Gil Rivière-Wekstein : J’ignore la méthodologie qui a été utilisée dans ce sondage, qui mesure essentiellement les croyances aux thèses complotistes – comme croire que les Américains ne sont jamais allés sur la Lune ou que la terre est plate – mais les résultats me semblent peu crédibles. Il en ressort en effet que 16% des jeunes Français seraient convaincus que la terre est plate. Cela signifie que dans une classe de 25 élèves, 4 élèves en moyenne auraient cette opinion. Cela fait beaucoup, alors qu’à titre personnel je n’ai jamais croisé de jeunes affirmant de telles aberrations.

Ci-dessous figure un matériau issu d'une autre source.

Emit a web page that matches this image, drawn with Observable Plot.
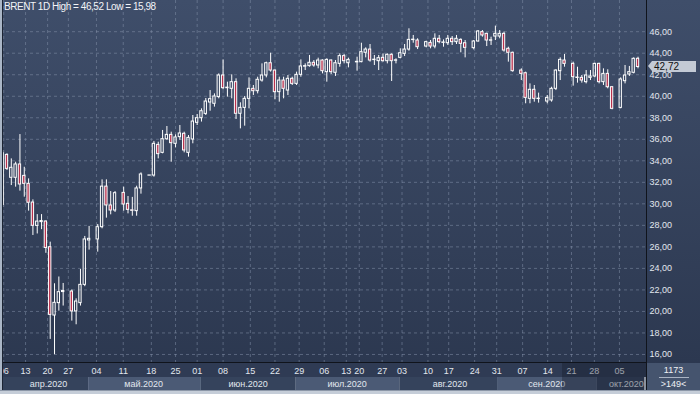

Mais le plus choquant dans ce sondage, c’est de mettre au même niveau la croyance que manger bio ne sert à rien avec la croyance que les Américains n’ont jamais été sur la lune. On pourrait plutôt penser que ce sont ceux qui ont formulé cette question qui font preuve d’une évidente inculture scientifique ! Visiblement, ils ignorent qu’aucune étude sérieuse n’a aujourd’hui été en mesure de démontrer les avantages sanitaires d’une alimentation issue de l’agriculture bio. En réalité, rien ne permet de croire que manger bio fait gagner une seule minute d’espérance de vie.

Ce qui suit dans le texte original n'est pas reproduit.